His appearance shouldn’t be viewed as an endorsement, Hier said. He pointed out that he criticized Trump during the campaign, for instance when the candidate suggested a registry of Muslims in the United States.

“I’ve stated my views and I was invited to give the prayer anyway,” he said.

What’s more, he said, his appearance won’t impede his willingness to criticize the Trump administration in the future, just as he has criticized past presidents. For instance, in 1985, the Wiesenthal Center was among the most vocal opponents of then-President Ronald Reagan’s decision to visit a German cemetery where Nazi troops were buried, despite Hier sharing a close personal relationship with the president. 

“The same will happen under the Trump administration,” he told the Journal. “But what we’re not going to do is play this game that only when the president of the United States is a Democrat, then everyone should go to the inauguration.”

He said he would not be swayed by critics.

“They’re entitled to their points of view,” he said. “They’re not influencing me. Marvin Hier is going to the inauguration. They’re not influencing me at all. And they need to know, tremendous amounts of people have emailed me and called me and said, ‘Don’t you dare listen to these people.’ ”

He addressed concerns about the so-called alt-right, a loose-knit group of white supremacists emboldened by the Trump campaign, saying right-wing anti-Semites have received too much attention in recent months relative to anti-Semitic criticism of Israel on the left. 

“We’re very concerned about the alt-right,” he said. “We’re also concerned about the loonies on the left that never get any play, the ones who hate Israel. … Both extremes can do great harm to the Jewish people and the State of Israel.”

President Barack Obama’s decision to allow a U.N. Security Council resolution to pass condemning Israeli settlements in the West Bank was the “biggest anti-Israel thing ever done,” he said, though he stopped short of labeling it anti-Semitic. 

Hier is optimistic that the next administration will represent a change in tone.

“If I were Hamas, I’d be very nervous,” he said, referring to the terrorist group that governs the Gaza Strip. “The new president is going to do the opposite of President Obama.
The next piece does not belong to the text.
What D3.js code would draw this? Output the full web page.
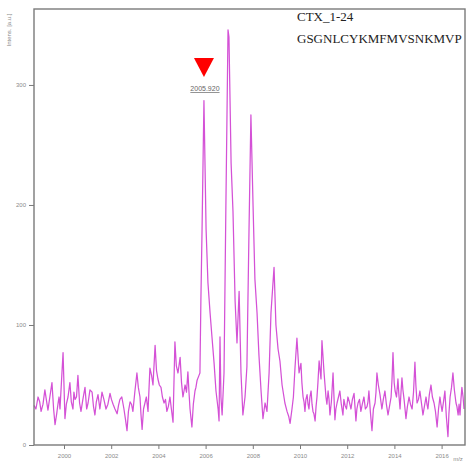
<!DOCTYPE html>
<html><head><meta charset="utf-8">
<script src="https://cdn.jsdelivr.net/npm/d3@7"></script>
<style>body{margin:0;background:#fff}svg{display:block}</style>
</head><body>
<svg id="c" width="469" height="463"></svg>
<script>
// m/z positions of the spectrum samples (main read-off points, then extra baseline samples)
const mz = [1998.73,1998.90,1999.03,1999.19,1999.32,1999.49,1999.62,1999.75,1999.83,1999.96,
2000.04,2000.17,2000.25,2000.38,2000.47,2000.59,2000.72,2000.89,2001.02,2001.19,2001.31,2001.44,2001.61,2001.78,2001.95,
2002.08,2002.25,2002.37,2002.54,2002.67,2002.80,2002.92,2003.09,2003.22,2003.31,2003.43,2003.56,2003.64,2003.77,2003.86,2003.98,
2004.11,2004.24,2004.36,2004.49,2004.62,2004.70,2004.83,2004.92,2005.04,2005.13,2005.25,2005.34,2005.42,2005.55,2005.64,2005.72,2005.76,2005.85,2005.93,
2006.02,2006.10,2006.19,2006.27,2006.36,2006.44,2006.53,2006.57,2006.61,2006.65,2006.70,2006.78,2006.86,2006.95,2006.99,
2007.08,2007.16,2007.25,2007.33,2007.42,2007.50,2007.58,2007.67,2007.75,2007.84,2007.92,
2008.01,2008.09,2008.18,2008.26,2008.35,2008.43,2008.52,2008.60,2008.69,2008.77,2008.90,2008.98,
2009.07,2009.15,2009.24,2009.36,2009.45,2009.58,2009.66,2009.79,2009.87,2009.96,
2010.04,2010.13,2010.21,2010.30,2010.38,2010.47,2010.55,2010.64,2010.72,2010.81,2010.89,2010.93,
2011.02,2011.10,2011.19,2011.27,2011.40,2011.48,2011.57,2011.69,2011.82,2011.91,
2012.03,2012.16,2012.29,2012.37,2012.46,2012.58,2012.71,2012.84,2012.92,
2013.05,2013.18,2013.26,2013.39,2013.47,2013.60,2013.73,2013.86,2013.94,
2014.03,2014.15,2014.24,2014.32,2014.41,2014.49,2014.62,2014.75,2014.87,2014.96,
2015.08,2015.21,2015.34,2015.42,2015.55,2015.68,2015.81,2015.93,
2016.02,2016.14,2016.27,2016.36,2016.48,2016.61,2016.70,2016.78,2016.86,2016.95,
1998.81,1998.97,1999.11,1999.25,1999.40,1999.56,1999.69,1999.79,2000.10,2000.31,2000.42,2000.53,2000.66,2000.80,2000.96,
2001.10,2001.25,2001.37,2001.52,2001.69,2001.86,2002.01,2002.16,2002.31,2002.45,2002.60,2002.73,2002.86,2003.00,2003.15,
2003.26,2003.37,2003.49,2003.71,2003.92,2004.04,2004.17,2004.30,2004.42,2004.55,2004.76,2004.98,2005.19,2005.29,2005.48,2005.59,
2005.80,2009.52,2009.72,2010.08,2010.17,2010.25,2010.34,2010.42,2010.51,2010.59,2010.68,2010.76,2011.06,2011.14,2011.23,
2011.33,2011.44,2011.52,2011.63,2011.75,2011.86,2011.97,2012.09,2012.22,2012.33,2012.41,2012.52,2012.64,2012.77,2012.88,
2012.98,2013.11,2013.22,2013.32,2013.43,2013.53,2013.66,2013.79,2013.90,2013.99,2014.09,2014.19,2014.28,2014.36,2014.45,
2014.55,2014.68,2014.81,2014.91,2015.02,2015.14,2015.27,2015.38,2015.48,2015.61,2015.74,2015.87,2015.97,2016.08,2016.20,
2016.31,2016.42,2016.54,2016.65,2016.74,2016.82,2016.91];
// intensities [a.u.], same order as mz
const intensity = [33,40,28,46,29,52,17,35,30,77,
22,40,52,30,38,58,28,48,35,44,25,42,44,30,43,
34,26,38,30,12,36,28,60,40,13,35,28,64,50,83,55,
48,35,28,40,19,86,60,73,40,50,61,30,15,45,54,58,60,180,287,
180,135,110,90,68,45,30,20,90,40,25,60,200,346,340,
235,195,120,85,128,60,25,40,65,180,275,
200,138,110,75,45,22,35,28,60,110,148,100,
80,70,50,35,28,18,30,65,89,60,
68,40,28,42,30,45,28,20,40,70,55,87,
60,40,45,25,60,21,35,45,25,33,
40,30,43,20,35,28,40,32,45,
12,35,60,42,30,45,25,40,77,
45,55,30,56,38,22,40,30,69,35,
45,25,40,30,50,35,15,40,
28,45,7,40,60,35,25,25,48,30,
30,36,34,38,40,30,26,40,34,36,44,40,35,38,30,
46,32,36,30,38,34,38,30,33,40,22,28,34,44,48,
26,30,40,58,62,50,40,38,32,30,66,52,44,46,34,48,
120,24,40,52,36,38,34,40,34,26,32,52,50,34,38,
36,40,30,40,34,38,30,36,38,32,30,38,34,30,36,
28,30,44,50,36,38,34,32,55,52,40,42,44,46,30,
32,34,44,50,38,36,32,34,42,40,28,30,34,36,24,
26,48,46,32,34,38,40];
const xTicks = [1999,2000,2001,2002,2003,2004,2005,2006,2007,2008,2009,2010,2011,2012,2013,2014,2015,2016];
const xLabels = [2000,2002,2004,2006,2008,2010,2012,2014,2016];
const yLabels = [0,100,200,300];
const yMinor = d3.range(0,361,20);
const peakLabel = {mz:2005.93, text:"2005.920"};
const titleLines = ["CTX_1-24","GSGNLCYKMFMVSNKMVP"];

const svg = d3.select("#c");
const L=34, R=465, T=9, B=445;
const x = d3.scaleLinear().domain([2000 + (L-64)/23.6, 2000 + (R-64)/23.6]).range([L,R]);
const y = d3.scaleLinear().domain([0,363.3]).range([B,T]);
const axisCol = "#7a7a7a", txtCol = "#8a8a8a";

// spectrum
const pts = mz.map((m,i)=>[m,intensity[i]]).sort((a,b)=>a[0]-b[0]);
svg.append("path").datum(pts)
  .attr("fill","none").attr("stroke","#d451d6").attr("stroke-width",1.25)
  .attr("stroke-linejoin","round")
  .attr("d", d3.line().x(d=>x(d[0])).y(d=>y(d[1])));

// frame
svg.append("rect").attr("x",L).attr("y",T).attr("width",R-L).attr("height",B-T)
  .attr("fill","none").attr("stroke",axisCol).attr("stroke-width",1.4);

// y axis
const ya = svg.append("g").attr("transform",`translate(${L},0)`);
ya.call(d3.axisLeft(y).tickValues(yMinor).tickSize(3).tickFormat(""));
ya.call(d3.axisLeft(y).tickValues(yLabels).tickSize(5).tickPadding(3).tickFormat(d3.format("d")));
ya.select(".domain").remove();
ya.selectAll("line").attr("stroke",axisCol);
ya.selectAll("text").attr("fill",txtCol).style("font-family","Liberation Sans, Arial, sans-serif").style("font-size","6px");

// x axis
const xa = svg.append("g").attr("transform",`translate(0,${B})`);
xa.call(d3.axisBottom(x).tickValues(xTicks).tickSize(3).tickFormat(""));
xa.call(d3.axisBottom(x).tickValues(xLabels).tickSize(4).tickPadding(5).tickFormat(d3.format("d")));
xa.select(".domain").remove();
xa.selectAll("line").attr("stroke",axisCol);
xa.selectAll("text").attr("fill",txtCol).style("font-family","Liberation Sans, Arial, sans-serif").style("font-size","6px");

// axis titles
svg.append("text").attr("transform","translate(11,30) rotate(-90)").attr("text-anchor","middle")
  .attr("fill",txtCol).style("font-family","Liberation Sans, Arial, sans-serif").style("font-size","6px")
  .text("Intens. [a.u.]");
svg.append("text").attr("x",458).attr("y",461).attr("text-anchor","middle")
  .attr("fill",txtCol).style("font-family","Liberation Sans, Arial, sans-serif").style("font-size","6px")
  .text("m/z");

// peak marker
const px = x(peakLabel.mz);
svg.append("path").attr("fill","#ff0000")
  .attr("d", d3.line()([[px-10,58],[px+10,58],[px,77]]) + "Z");
svg.append("text").attr("x",px+1).attr("y",91).attr("text-anchor","middle")
  .attr("fill","#666").style("font-family","Liberation Sans, Arial, sans-serif").style("font-size","7px")
  .attr("text-decoration","underline").text(peakLabel.text);

// title text
svg.selectAll(".ttl").data(titleLines).join("text")
  .attr("x",297).attr("y",(d,i)=>21+i*22)
  .attr("fill","#222").style("font-family","Liberation Serif, Times New Roman, serif").style("font-size","13px")
  .text(d=>d);
</script>
</body></html>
He’s going to mention Hamas 1,000 times and forget to mention the settlements, evening the score of the way it’s been all these years.”

Hier dismissed news reports linking his inauguration appearance to $35,000 in donations made to the Simon Wiesenthal Center by the family of Jared Kushner, who is married to Trump’s daughter Ivanka.

“They’re longtime supporters of Simon Wiesenthal,” Hier said of the Kushners, whom he considers friends. “It’s got nothing to do [with the inauguration]. They were supporters before Ivanka met Jared.”

He declined to preview his remarks except to say that he would draw on an argument by Rabbi Joseph B. Soloveitchik regarding a discrepancy in Exodus. According to the Torah, God observed the Israelites’ suffering in Egypt when Moses fled after striking down a cruel slave driver, but didn’t send the prophet to their aid until 60 years later. “What’s this business of the respite of 60 years?” Hier said.

“God waits on his human partners,” he explained. “If his human partners are not willing to assume their proper role and act, He’s prepared to just wait it out — 60 years, 600 years, 6,000 years. So one of the themes will be that when a human being is born, they do not collect Social Security at birth, because the expectation is: Do something first. That’s the point.”